Pedimos la primera cerveza a una muchacha que yo no conocía, y me sentí decepcionado por no encontrar detrás de la barra a aquella amable señora que de críos nos regalaba caramelos. Hablamos sobre cómo nos había ido la vida, qué habíamos hecho durante los últimos años, y Pepón (o Josema, ya no sé cómo referirme a él) me puso al día en lo que respecta a las vidas de nuestros paisanos. Luego siguieron más cervezas, más hazañas, más suspiros melancólicos. A día de hoy, desconozco la manera en que llegamos al tema de la Estación, quizá fue una palabra venida de otra mesa o algún gesto que desató nuestra memoria. Lo único seguro es que la conversación ya no podía dar marcha atrás desde que Pepón dijo:

-No he vuelto a aparecer por allí desde aquella noche.

Tendríamos doce o trece años cuando jugábamos a asustarnos en el césped de las piscinas con historias de miedo inventadas. Lo habitual era situarlas en lugares del pueblo, para que cuando pasáramos por allí nos entrara el canguelo y corriéramos despavoridos. Varias veces, mi abuelo me había hablado sobre la Estación, que antaño había sido un importante nudo de comunicaciones ferroviario y que durante la guerra sirvió de campo de concentración para el transporte de presos republicanos.

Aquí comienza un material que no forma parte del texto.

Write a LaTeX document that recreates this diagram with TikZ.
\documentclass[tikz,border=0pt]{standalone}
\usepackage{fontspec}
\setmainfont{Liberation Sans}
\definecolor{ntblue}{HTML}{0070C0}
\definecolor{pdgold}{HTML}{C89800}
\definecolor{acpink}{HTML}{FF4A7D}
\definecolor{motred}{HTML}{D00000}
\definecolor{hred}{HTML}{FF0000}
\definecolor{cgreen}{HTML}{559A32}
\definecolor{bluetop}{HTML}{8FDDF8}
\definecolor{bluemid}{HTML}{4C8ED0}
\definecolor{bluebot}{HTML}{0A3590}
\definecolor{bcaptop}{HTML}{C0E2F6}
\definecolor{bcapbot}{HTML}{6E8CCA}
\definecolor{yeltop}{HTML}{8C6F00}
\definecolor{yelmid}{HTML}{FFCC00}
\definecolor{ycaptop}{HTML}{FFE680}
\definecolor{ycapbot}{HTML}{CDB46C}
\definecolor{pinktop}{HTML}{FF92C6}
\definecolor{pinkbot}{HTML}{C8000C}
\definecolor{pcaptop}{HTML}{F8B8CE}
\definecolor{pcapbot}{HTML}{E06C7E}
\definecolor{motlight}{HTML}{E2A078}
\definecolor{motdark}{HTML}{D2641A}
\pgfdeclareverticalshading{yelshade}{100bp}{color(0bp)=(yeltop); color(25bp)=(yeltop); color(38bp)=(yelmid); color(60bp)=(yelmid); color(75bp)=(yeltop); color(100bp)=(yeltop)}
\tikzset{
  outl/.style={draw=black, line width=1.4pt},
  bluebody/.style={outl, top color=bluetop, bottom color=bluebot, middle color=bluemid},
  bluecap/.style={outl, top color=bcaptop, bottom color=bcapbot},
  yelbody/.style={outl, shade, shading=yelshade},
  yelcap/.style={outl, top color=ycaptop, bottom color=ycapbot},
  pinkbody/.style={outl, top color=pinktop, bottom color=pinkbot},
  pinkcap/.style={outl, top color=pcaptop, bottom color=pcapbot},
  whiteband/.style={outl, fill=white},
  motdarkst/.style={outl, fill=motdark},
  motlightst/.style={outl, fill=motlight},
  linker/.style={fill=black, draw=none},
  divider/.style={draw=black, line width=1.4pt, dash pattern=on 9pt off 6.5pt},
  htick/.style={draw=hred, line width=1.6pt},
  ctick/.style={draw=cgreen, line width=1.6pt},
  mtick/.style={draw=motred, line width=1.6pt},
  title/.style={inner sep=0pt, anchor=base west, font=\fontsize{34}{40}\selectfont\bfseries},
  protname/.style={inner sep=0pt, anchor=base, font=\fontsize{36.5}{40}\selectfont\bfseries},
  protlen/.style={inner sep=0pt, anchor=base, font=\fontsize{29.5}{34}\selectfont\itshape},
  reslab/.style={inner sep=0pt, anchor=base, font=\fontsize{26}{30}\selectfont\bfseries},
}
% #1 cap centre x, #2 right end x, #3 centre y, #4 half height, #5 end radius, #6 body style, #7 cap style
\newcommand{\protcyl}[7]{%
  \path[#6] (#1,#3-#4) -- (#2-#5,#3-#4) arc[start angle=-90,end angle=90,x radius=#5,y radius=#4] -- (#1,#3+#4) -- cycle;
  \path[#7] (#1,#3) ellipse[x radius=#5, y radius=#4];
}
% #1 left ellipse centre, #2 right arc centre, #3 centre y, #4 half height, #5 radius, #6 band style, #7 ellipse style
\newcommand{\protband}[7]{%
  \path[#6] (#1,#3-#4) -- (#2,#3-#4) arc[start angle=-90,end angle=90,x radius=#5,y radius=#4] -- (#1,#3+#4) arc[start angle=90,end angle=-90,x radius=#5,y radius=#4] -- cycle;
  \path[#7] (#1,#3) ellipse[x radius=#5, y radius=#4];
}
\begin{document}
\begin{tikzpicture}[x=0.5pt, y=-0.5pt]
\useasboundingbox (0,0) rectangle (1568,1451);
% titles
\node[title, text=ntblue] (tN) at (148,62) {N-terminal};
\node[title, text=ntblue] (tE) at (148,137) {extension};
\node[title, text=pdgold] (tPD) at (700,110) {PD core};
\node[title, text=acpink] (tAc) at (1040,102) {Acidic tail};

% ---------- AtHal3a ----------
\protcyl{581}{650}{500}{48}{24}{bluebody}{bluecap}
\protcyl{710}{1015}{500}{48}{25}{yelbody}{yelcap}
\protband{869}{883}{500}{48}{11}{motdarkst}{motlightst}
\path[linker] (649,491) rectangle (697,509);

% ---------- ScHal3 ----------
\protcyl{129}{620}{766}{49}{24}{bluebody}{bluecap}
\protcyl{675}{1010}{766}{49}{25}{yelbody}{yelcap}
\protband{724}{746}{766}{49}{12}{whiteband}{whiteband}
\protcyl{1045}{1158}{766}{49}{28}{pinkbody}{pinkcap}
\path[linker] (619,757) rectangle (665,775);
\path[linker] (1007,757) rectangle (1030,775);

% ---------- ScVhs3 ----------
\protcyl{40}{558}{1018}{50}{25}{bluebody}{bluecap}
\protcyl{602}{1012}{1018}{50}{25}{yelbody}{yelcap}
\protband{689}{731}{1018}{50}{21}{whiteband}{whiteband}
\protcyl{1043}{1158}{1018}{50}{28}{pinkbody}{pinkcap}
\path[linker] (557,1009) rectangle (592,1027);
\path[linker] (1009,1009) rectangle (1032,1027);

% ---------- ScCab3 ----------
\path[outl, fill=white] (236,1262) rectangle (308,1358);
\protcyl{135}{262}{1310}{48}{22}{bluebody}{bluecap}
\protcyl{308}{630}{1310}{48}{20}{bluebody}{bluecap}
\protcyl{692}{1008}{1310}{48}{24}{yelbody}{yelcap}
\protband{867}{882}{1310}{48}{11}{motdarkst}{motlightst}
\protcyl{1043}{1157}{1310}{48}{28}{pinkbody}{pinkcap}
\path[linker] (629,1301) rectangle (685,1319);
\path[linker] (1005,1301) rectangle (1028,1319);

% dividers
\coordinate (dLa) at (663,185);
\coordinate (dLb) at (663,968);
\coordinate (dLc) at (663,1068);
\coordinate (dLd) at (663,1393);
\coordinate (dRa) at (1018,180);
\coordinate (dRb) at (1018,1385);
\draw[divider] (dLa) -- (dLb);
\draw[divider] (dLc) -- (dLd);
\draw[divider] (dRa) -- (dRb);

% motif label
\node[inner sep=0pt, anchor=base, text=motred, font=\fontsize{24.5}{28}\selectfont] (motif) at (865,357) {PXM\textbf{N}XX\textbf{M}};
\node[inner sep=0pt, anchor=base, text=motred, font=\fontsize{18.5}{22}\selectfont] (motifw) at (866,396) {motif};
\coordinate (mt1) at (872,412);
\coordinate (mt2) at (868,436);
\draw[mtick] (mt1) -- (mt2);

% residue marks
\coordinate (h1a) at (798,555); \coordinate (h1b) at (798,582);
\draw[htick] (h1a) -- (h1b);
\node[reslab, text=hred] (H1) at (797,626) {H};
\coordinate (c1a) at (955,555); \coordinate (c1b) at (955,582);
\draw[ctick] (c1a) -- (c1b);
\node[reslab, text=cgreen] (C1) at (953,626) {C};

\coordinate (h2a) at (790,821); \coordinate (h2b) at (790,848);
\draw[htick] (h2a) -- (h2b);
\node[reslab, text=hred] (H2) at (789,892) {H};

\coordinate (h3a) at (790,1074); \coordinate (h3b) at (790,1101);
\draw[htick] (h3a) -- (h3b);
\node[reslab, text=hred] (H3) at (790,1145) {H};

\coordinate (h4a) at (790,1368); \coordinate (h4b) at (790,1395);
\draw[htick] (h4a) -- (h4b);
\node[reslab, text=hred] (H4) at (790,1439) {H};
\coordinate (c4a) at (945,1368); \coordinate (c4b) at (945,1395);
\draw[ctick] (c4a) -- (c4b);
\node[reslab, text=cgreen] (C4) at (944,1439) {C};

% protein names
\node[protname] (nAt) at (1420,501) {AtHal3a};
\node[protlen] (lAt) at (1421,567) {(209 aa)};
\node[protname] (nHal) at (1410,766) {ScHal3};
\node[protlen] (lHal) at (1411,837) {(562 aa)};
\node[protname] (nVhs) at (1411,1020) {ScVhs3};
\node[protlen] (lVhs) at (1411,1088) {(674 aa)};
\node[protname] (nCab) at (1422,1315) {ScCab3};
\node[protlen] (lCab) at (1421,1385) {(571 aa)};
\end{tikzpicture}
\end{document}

Así que yo aproveché esta información y les conté que las almas de los fusilados y de las esposas que murieron esperando a que sus maridos volvieran del frente todavía vagaban por los rincones de aquel edificio en ruinas. Entonces Quique, que era un año mayor que nosotros y tenía cierta obsesión por demostrarlo, nos retó a ir a pasar una noche para comprobar si era cierto. Yo me reí pensando que iba en broma, a Pepón ya le temblaban las piernas, pero Jorge no tardó en secundar su propuesta y mirarnos con desafío. Aquello se convirtió en una especie de apuesta por ver quién la tenía más larga.

Al día siguiente nos preparamos las mochilas, dijimos a nuestros padres que dormiríamos en casa de uno, y el uno en la del otro, y cogimos las bicicletas para subir a la Estación. Con la luz del sol no era nada terrorífica, tan solo se evidenciaba su abandono por las paredes descascarilladas, los cristales rotos en el suelo y un maltrecho tejado sobre el que crecía la hierba. Estuvimos un par de horas descubriéndola y dando vueltas al asunto de los espíritus, con el objetivo principal de hacer que Pepón se rajara, pues era el más susceptible. Una vez caída la noche, todos teníamos un poco de miedo, aunque ninguno estaba dispuesto a admitirlo. Tomamos los sacos, nos arrejuntamos en una esquina y nos dejamos vencer por el sueño. Cuando asomaron los primeros destellos, los tres nos incorporamos al unísono. Nadie dijo una sola palabra, nadie hizo alusión a la historia de los fantasmas, simplemente agarramos las bicis y volvimos al pueblo. Nunca volvimos a hablar sobre ello.

-El caso es que –me decía Pepón con la séptima cerveza y una cara de susto idéntica a la de la mañana en la Estación– esa noche soñé algo que no era un sueño. Quiero decir, estaba allí mismo pero todo era diferente. Se escuchaba un ruido de locomotora, murmullos lejanos, alguien que lloraba en lo alto de la torre. Traté de despertaros pero me era imposible, y veía sombras ir y venir por la habitación. También se oían cadenas arrastrándose y pasos entre las estancias. Entonces alguien corrió, sonó un disparo y un grito, y luego más gritos y más lloros, y el traqueteo de la maldita locomotora. Yo cerré los ojos hasta que se hizo de día y todo volvió a la normalidad. Pensé que habían sido alucinaciones mías porque los demás dormíais y nadie dijo nada. Pero ahora creo que no, que vosotros también lo visteis y cerrasteis los ojos, o incluso me veríais a mí durmiendo. Anda, dime, ¿no es cierto?

Apenas supe qué responder, esperé unos segundos y luego solté una carcajada. Mientras negaba con la cabeza, traté de tranquilizarlo argumentando que era normal, que todos teníamos miedo porque aún éramos críos. Ni siquiera me atreví a confesarle que aquella noche en la Estación yo también soñé lo mismo.